The Three Year Action Agenda 2017-18 to 2018-19 formulated by the NITI Aaayog summarises this uncritical, fundamentalist argument that free market in education leads to quality, efficiency and expansion. It advocates commercialisation and privatisation of education at all levels from schools to universities. It decries whatever little responsibility hitherto assumed by the Government towards provision of inputs and laying down regulations over requirements of minimal inputs for recognition of educational institutions. It argues that the market is the best solution, that government funding of institutions directly is inefficient and that education be left to commercial enterprises and private players. Conversion of public funded institutions to commercial entities follows as a plicy task.
The unsubstantiated claim that market mechanism, hire and fire, and doing away with regulations can address the challenges of quality and expansion of education is supported by a deliberate omission of any reference to the woefully inadequate infrastructure and decrease in number of teachers simultaneously with increase student-intake afflicting educational institutions today. The policy makers would have us believe that the input deficit would be taken care of by the market. They choose to ignore the experience of autonomous colleges.
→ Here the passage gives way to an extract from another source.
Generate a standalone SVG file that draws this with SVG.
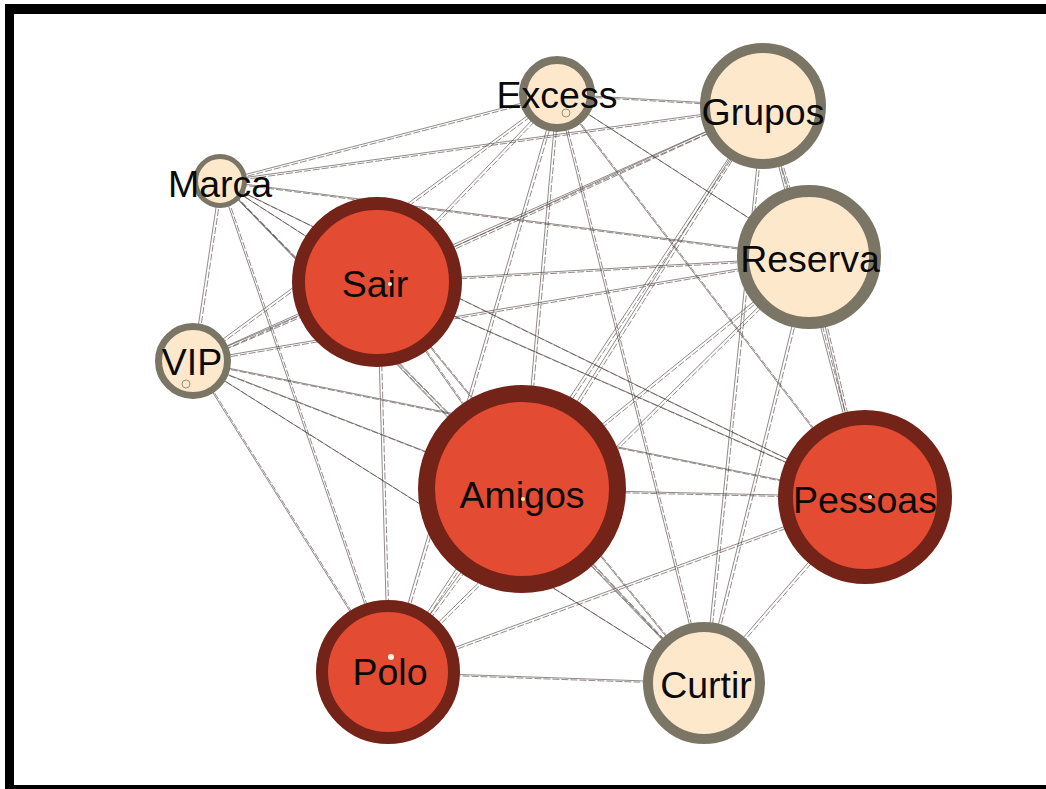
<svg xmlns="http://www.w3.org/2000/svg" xmlns:xlink="http://www.w3.org/1999/xlink" width="1046" height="789" viewBox="0 0 1046 789">
<style>
.edge{fill:none;stroke:#4a3b3a;stroke-width:0.8;stroke-opacity:0.75}
.dash{stroke-dasharray:7 2}
.hot{fill:#E34B32;stroke:#732318}
.cold{fill:#FEE8CB;stroke:#7B7565}
.lbl{font-family:"Liberation Sans",Arial,sans-serif;font-size:37.5px;fill:#0a0a0a;text-anchor:middle}
.dot{fill:#fff4e0}
.ring{fill:none;stroke:#9a8f80;stroke-width:1}
</style>
<defs>
<path id="E" class="edge" d="M557,94L763,106 M557,94L220,181 M557,94L377,282 M557,94L193,361 M557,94L522,489 M557,94L388,672 M557,94L704,683 M557,94L809,257 M557,94L865,497 M763,106L220,181 M763,106L377,282 M763,106L193,361 M763,106L522,489 M763,106L388,672 M763,106L704,683 M763,106L809,257 M763,106L865,497 M220,181L377,282 M220,181L193,361 M220,181L522,489 M220,181L388,672 M220,181L704,683 M220,181L809,257 M220,181L865,497 M377,282L193,361 M377,282L522,489 M377,282L388,672 M377,282L704,683 M377,282L809,257 M377,282L865,497 M193,361L522,489 M193,361L388,672 M193,361L704,683 M193,361L809,257 M193,361L865,497 M522,489L388,672 M522,489L704,683 M522,489L809,257 M522,489L865,497 M388,672L704,683 M388,672L809,257 M388,672L865,497 M704,683L809,257 M704,683L865,497 M809,257L865,497"/>
</defs>
<rect x="0" y="0" width="1046" height="789" fill="#ffffff"/>
<g id="frame" fill="#000">
<rect x="5" y="4" width="1041" height="10"/>
<rect x="5" y="4" width="9" height="785"/>
<rect x="5" y="785" width="1041" height="4"/>
</g>
<g id="connectors">
<use xlink:href="#E"/>
<use xlink:href="#E" class="dash" transform="translate(2.5,1.5)"/>
</g>
<g id="node-excess"><circle class="cold" cx="557" cy="94" r="34" stroke-width="8"/><text class="lbl" x="557" y="108">Excess</text><circle class="ring" cx="566" cy="113" r="4"/></g>
<g id="node-grupos"><circle class="cold" cx="763" cy="106" r="58" stroke-width="10"/><text class="lbl" x="763" y="125">Grupos</text></g>
<g id="node-marca"><circle class="cold" cx="220" cy="181" r="24.5" stroke-width="5"/><text class="lbl" x="220" y="197">Marca</text></g>
<g id="node-sair"><circle class="hot" cx="377" cy="282" r="78.5" stroke-width="13"/><text class="lbl" x="375" y="297">Sair</text><circle class="dot" cx="390" cy="284" r="2"/></g>
<g id="node-vip"><circle class="cold" cx="193" cy="361" r="34.5" stroke-width="7"/><text class="lbl" x="192" y="375">VIP</text><circle class="ring" cx="186" cy="384" r="4"/></g>
<g id="node-amigos"><circle class="hot" cx="522" cy="489" r="95.5" stroke-width="17"/><text class="lbl" x="522" y="508">Amigos</text><circle cx="523" cy="499" r="2" fill="#e8f0b0"/></g>
<g id="node-polo"><circle class="hot" cx="388" cy="672" r="66" stroke-width="12"/><text class="lbl" x="390" y="685">Polo</text><circle class="dot" cx="391" cy="657" r="3"/></g>
<g id="node-curtir"><circle class="cold" cx="704" cy="683" r="56" stroke-width="10"/><text class="lbl" x="706" y="698">Curtir</text></g>
<g id="node-reserva"><circle class="cold" cx="809" cy="257" r="66" stroke-width="12"/><text class="lbl" x="810" y="272">Reserva</text></g>
<g id="node-pessoas"><circle class="hot" cx="865" cy="497" r="79.5" stroke-width="15"/><text class="lbl" x="865" y="513">Pessoas</text><circle class="dot" cx="870" cy="497" r="2"/></g>
</svg>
Their experience of self-financing / mobilisation of revenue resources by such colleges has caused rapid increase in fees and student intake without proportionate increase in number of teachers, non-teaching staff and infrastructural facilities. Only those who seek to promote business interests in education would not be deterred by evidence.
The Government has for some time been putting enormous pressures on colleges to become financially autonomous. Now it has started enforcing the graded autonomy on universities to make them financially autonomous. It has initiated the switch from grants to loan based funding for infrastructural needs of institutions through the Higher Education Funding Agency (HEFA). Further, it is arm-twisting public universities to sign a tripartite agreement with UGC and the MHRD that involves drawing up a blueprint for revenue generation and commitment to progressively increase the revenue they are to earn from the market. All these will make education commercial and reduce public institutions to cost cutting revenue maximisers.
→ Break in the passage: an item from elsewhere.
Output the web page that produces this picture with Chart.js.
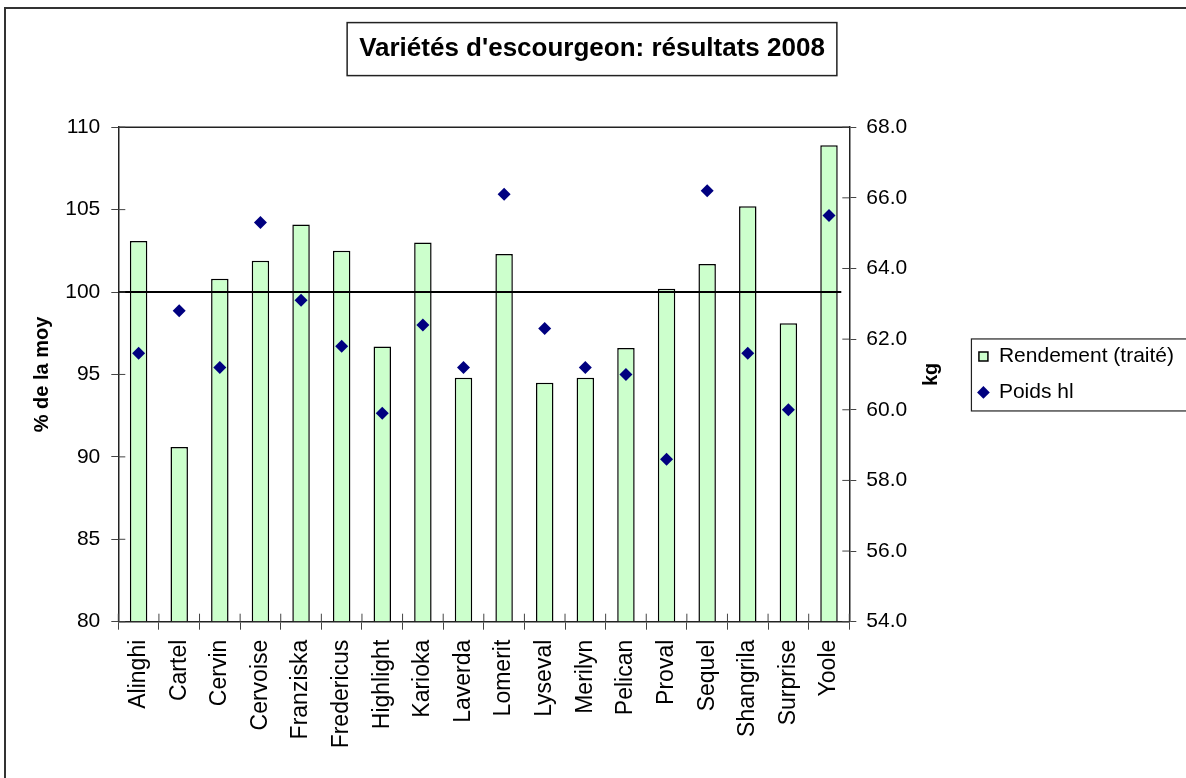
<!DOCTYPE html>
<html>
<head>
<meta charset="utf-8">
<script src="https://cdn.jsdelivr.net/npm/chart.js@4.4.1/dist/chart.umd.min.js"></script>
<style>
  html, body { margin: 0; padding: 0; background: #fff; }
  canvas { display: block; }
</style>
</head>
<body>
<canvas id="grafico" width="1186" height="778"></canvas>
<script>
// valeurs
const varietes = ['Alinghi', 'Cartel', 'Cervin', 'Cervoise', 'Franziska', 'Fredericus', 'Highlight', 'Karioka', 'Laverda',
    'Lomerit', 'Lyseval', 'Merilyn', 'Pelican', 'Proval', 'Sequel', 'Shangrila', 'Surprise', 'Yoole'];
const rendement = [103.1, 90.6, 100.8, 101.9, 104.1, 102.5, 96.7, 103.0, 94.8, 102.3, 94.5, 94.8, 96.6, 100.2, 101.7, 105.2, 98.1, 108.9];
const poidsHl = [61.6, 62.8, 61.2, 65.3, 63.1, 61.8, 59.9, 62.4, 61.2, 66.1, 62.3, 61.2, 61.0, 58.6, 66.2, 61.6, 60.0, 65.5];
const ticksGauche = [80, 85, 90, 95, 100, 105, 110];
const ticksDroite = [54, 56, 58, 60, 62, 64, 66, 68];
const moyenne = 100;

const titre = "Variétés d'escourgeon: résultats 2008";
const labelRendement = 'Rendement (traité)';
const labelPoids = 'Poids hl';

const SANS = '"Liberation Sans", Arial, sans-serif';
Chart.defaults.font.family = SANS;
Chart.defaults.color = '#000';

const decor = {
    id: 'decor',
    beforeDraw(chart) {
        const ctx = chart.ctx;
        ctx.save();
        ctx.fillStyle = '#fff';
        ctx.fillRect(0, 0, chart.width, chart.height);
        // cadre extérieur
        ctx.strokeStyle = '#333';
        ctx.lineWidth = 2;
        ctx.strokeRect(5, 8, chart.width + 20, chart.height + 20);
        ctx.restore();
    },
    afterDatasetsDraw(chart) {
        const {ctx, chartArea: a, scales} = chart;
        const y = scales.y.getPixelForValue(moyenne);
        ctx.save();
        ctx.strokeStyle = '#000';
        ctx.lineWidth = 2;
        ctx.beginPath();
        ctx.moveTo(a.left, y);
        ctx.lineTo(a.right - 8, y);
        ctx.stroke();
        ctx.restore();
    },
    afterDraw(chart) {
        const {ctx, chartArea: a, scales} = chart;
        ctx.save();
        // bord haut de la zone de tracé
        ctx.strokeStyle = '#222';
        ctx.lineWidth = 1.5;
        ctx.beginPath();
        ctx.moveTo(a.left, a.top);
        ctx.lineTo(a.right, a.top);
        ctx.stroke();

        // graduations qui traversent les axes
        ctx.strokeStyle = '#444';
        ctx.lineWidth = 1;
        ctx.beginPath();
        scales.y.ticks.forEach(t => {
            const p = scales.y.getPixelForValue(t.value);
            ctx.moveTo(a.left, p);
            ctx.lineTo(a.left + 7, p);
        });
        scales.y2.ticks.forEach(t => {
            const p = scales.y2.getPixelForValue(t.value);
            ctx.moveTo(a.right, p);
            ctx.lineTo(a.right - 7, p);
        });
        for (let i = 0; i <= varietes.length; i++) {
            const p = scales.x.getPixelForValue(i - 0.5);
            ctx.moveTo(p, a.bottom);
            ctx.lineTo(p, a.bottom - 8);
        }
        ctx.stroke();

        // cadre du titre
        ctx.font = 'bold 26px ' + SANS;
        const w = ctx.measureText(titre).width;
        const tb = chart.titleBlock;
        const cx = (tb.left + tb.right) / 2;
        const cy = tb.top + 33 + 15.6;
        ctx.strokeStyle = '#222';
        ctx.lineWidth = 1.5;
        ctx.strokeRect(cx - w / 2 - 12, cy - 26, w + 24, 53);

        // titre de l'axe de droite
        ctx.font = 'bold 20px ' + SANS;
        ctx.fillStyle = '#000';
        ctx.textAlign = 'center';
        ctx.textBaseline = 'middle';
        ctx.save();
        ctx.translate(931, (a.top + a.bottom) / 2);
        ctx.rotate(-Math.PI / 2);
        ctx.fillText('kg', 0, 0);
        ctx.restore();

        // cadre de la légende
        const hb = chart.legend.legendHitBoxes;
        if (hb && hb.length) {
            const x0 = hb[0].left - 7;
            const y0 = hb[0].top - 7;
            const last = hb[hb.length - 1];
            const y1 = last.top + last.height + 8;
            ctx.strokeStyle = '#222';
            ctx.lineWidth = 1.2;
            ctx.strokeRect(x0, y0, chart.width - x0 + 10, y1 - y0);
        }
        ctx.restore();
    }
};

const ctx = document.getElementById('grafico').getContext('2d');
const grafico = new Chart(ctx, {
    type: 'bar',
    data: {
        labels: varietes,
        datasets: [{
            label: labelRendement,
            data: rendement,
            yAxisID: 'y',
            backgroundColor: '#CCFFCC',
            borderColor: '#000',
            borderWidth: 1.5,
            barPercentage: 0.43,
            categoryPercentage: 1.0,
            base: ticksGauche[0],
            pointStyle: 'rect',
            order: 2
        }, {
            type: 'line',
            label: labelPoids,
            data: poidsHl,
            yAxisID: 'y2',
            showLine: false,
            pointStyle: 'rectRot',
            pointRadius: 6.5,
            pointHoverRadius: 6.5,
            pointBorderWidth: 0,
            backgroundColor: '#000080',
            borderColor: '#000080',
            borderWidth: 0,
            order: 1
        }]
    },
    options: {
        responsive: false,
        animation: false,
        events: [],
        layout: {padding: {top: 0, left: 0, bottom: 0, right: 2}},
        plugins: {
            title: {
                display: true,
                text: titre,
                color: '#000',
                font: {size: 26, weight: 'bold'},
                padding: {top: 33, bottom: 63}
            },
            legend: {
                position: 'right',
                fullSize: false,
                maxWidth: 400,
                labels: {
                    usePointStyle: true,
                    boxWidth: 10,
                    boxHeight: 9,
                    padding: 15,
                    color: '#000',
                    font: {size: 21},
                    sort: (a, b) => a.datasetIndex - b.datasetIndex
                }
            },
            tooltip: {enabled: false}
        },
        scales: {
            x: {
                grid: {drawOnChartArea: false, tickLength: 8, color: '#444'},
                border: {display: true, color: '#222', width: 1.5},
                ticks: {
                    autoSkip: false,
                    minRotation: 90,
                    maxRotation: 90,
                    padding: 10,
                    color: '#000',
                    font: {size: 23}
                },
                afterFit(scale) {
                    scale.height = 156.3;
                }
            },
            y: {
                position: 'left',
                min: ticksGauche[0],
                max: ticksGauche[ticksGauche.length - 1],
                afterBuildTicks(scale) {
                    scale.ticks = ticksGauche.map(v => ({value: v}));
                },
                grid: {drawOnChartArea: false, tickLength: 7, color: '#444'},
                border: {display: true, color: '#222', width: 1.5},
                ticks: {padding: 11, color: '#000', font: {size: 21}},
                title: {
                    display: true,
                    text: '% de la moy',
                    color: '#000',
                    font: {size: 20, weight: 'bold'},
                    padding: {top: 30, bottom: 0}
                },
                afterFit(scale) {
                    scale.width = 118.3;
                }
            },
            y2: {
                position: 'right',
                min: ticksDroite[0],
                max: ticksDroite[ticksDroite.length - 1],
                afterBuildTicks(scale) {
                    scale.ticks = ticksDroite.map(v => ({value: v}));
                },
                grid: {drawOnChartArea: false, tickLength: 7, color: '#444'},
                border: {display: true, color: '#222', width: 1.5},
                ticks: {
                    padding: 10,
                    color: '#000',
                    font: {size: 21},
                    callback: v => Number(v).toFixed(1)
                },
                afterFit(scale) {
                    const c = scale.ctx;
                    c.save();
                    c.font = '21px ' + SANS;
                    const tw = Math.max(c.measureText(labelRendement).width, c.measureText(labelPoids).width);
                    c.restore();
                    const legendW = 15 + 10 + 10.5 + tw;
                    scale.width = scale.chart.width - 12 - legendW - 849.3;
                }
            }
        }
    },
    plugins: [decor]
});
</script>
</body>
</html>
The Graded Autonomy regulations based on the NITI Aayog Agenda categorise universties on the basis of alleged quality / outcome measurement. Those instititutions which have “quality” must be free from government funding and become market reliant. Those which are not worthy of becoming commercial enterprises will face closure in the words of Niti Aaayog or face more regulation and action in Shri Javadekar’s words. The Government has already established SWAYAM, an online platform where students can pursue courses, be examined and earn grades. SWAYAM harnesses the potentials of ICT not to enrich education but to substitute formal education for those who cannot afford the high costs by online education in order to help the government reduce its responsibility to fund infrastructure and teachers. The extent to which the Government intends to push the commercialisation agenda is also evident in its rule that higher educational institutions fund at least 30% of the additional expenditure on account of pay revision of teachers and non-teaching staff from their own resources. The idea is to link teachers’ economic interests to the success of commercialisation of the institutions of which they are part!
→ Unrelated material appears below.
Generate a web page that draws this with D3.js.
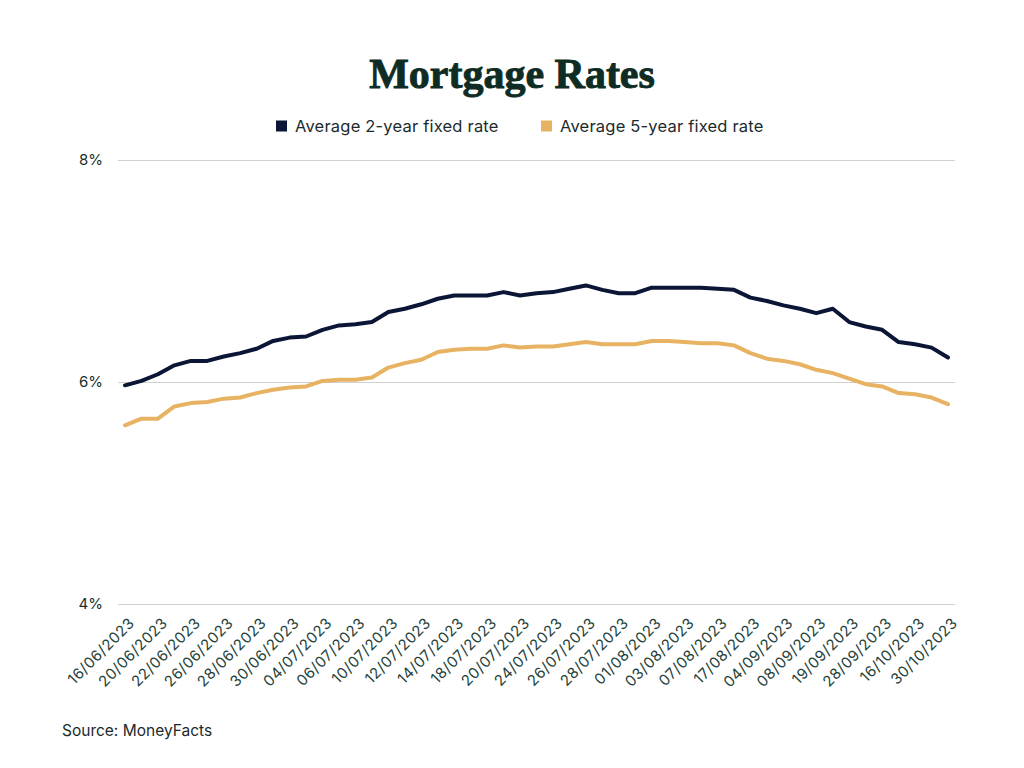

What exactly are the provisions for Category I and II Universities classified as better ranked in terms of NAAC rating, NIRF ranking or some world ranking compared to the not commerce-worthy universities under category III under the Graded Autonomy for Universities scheme:
1. Universities may start a new course/programme/department/school/centre in disciplines that form a part of its existing academic framework without approval of the UGC, provided no demand for fund is made from the government on account of starting the new course/programme/department/school/ centre. (Self-financing)
2. Universities may start skill courses, consistent with the National Skills Qualification Framework, without approval of the UGC, provided no demand for fund is made from the government on account of starting the new courses. (Self-financing)
3. Universities may open research parks, incubation centres, university society linkage centres, in self-financing mode, either on its own or in partnership with private partners, without approval of Commission. (Self-financing and Public-Private-Partnership)
4. Universities shall build in an incentive structure, which shall not be universal, to be paid out of their own revenue resources. (Self-financing and possibly incentives for teachers who are better at revenue generation)
5. Hire Foreign Faculty upto twenty percent over above their sanctioned strength on tenure/contract basis. (Self-financing)
6. Admit foreign students upto twenty percent over and above the strength of their domestic students (Revenue generation and recourse to loans to fund, if any, infrastructure)
7. May engage in academic collaborations with foreign educational institutions(Self-financing and use of foreign brands to earn more revenue from students)
8. May offer courses in Open & Distant Learning mode (Self-financing)
9. Off-campus centres and study centres exempted from annual monitoring (Self-financing with unrestrained freedom)
10. The provisions mentioned in the clause 4 and 5 of the Regulations i.e. dimensions of autonomy for Category-I Universities and Category-II Universities respectively, shall prevail in case of any inconsistent/conflicting provisions in the other UGC Regulations. (No extant rule that undermines these self-financing clauses of this regulation can remain!)
The push towards such unbriddled commercialisation of educationto please private business will create a more unequal society while at the same time content and quality of education will suffer.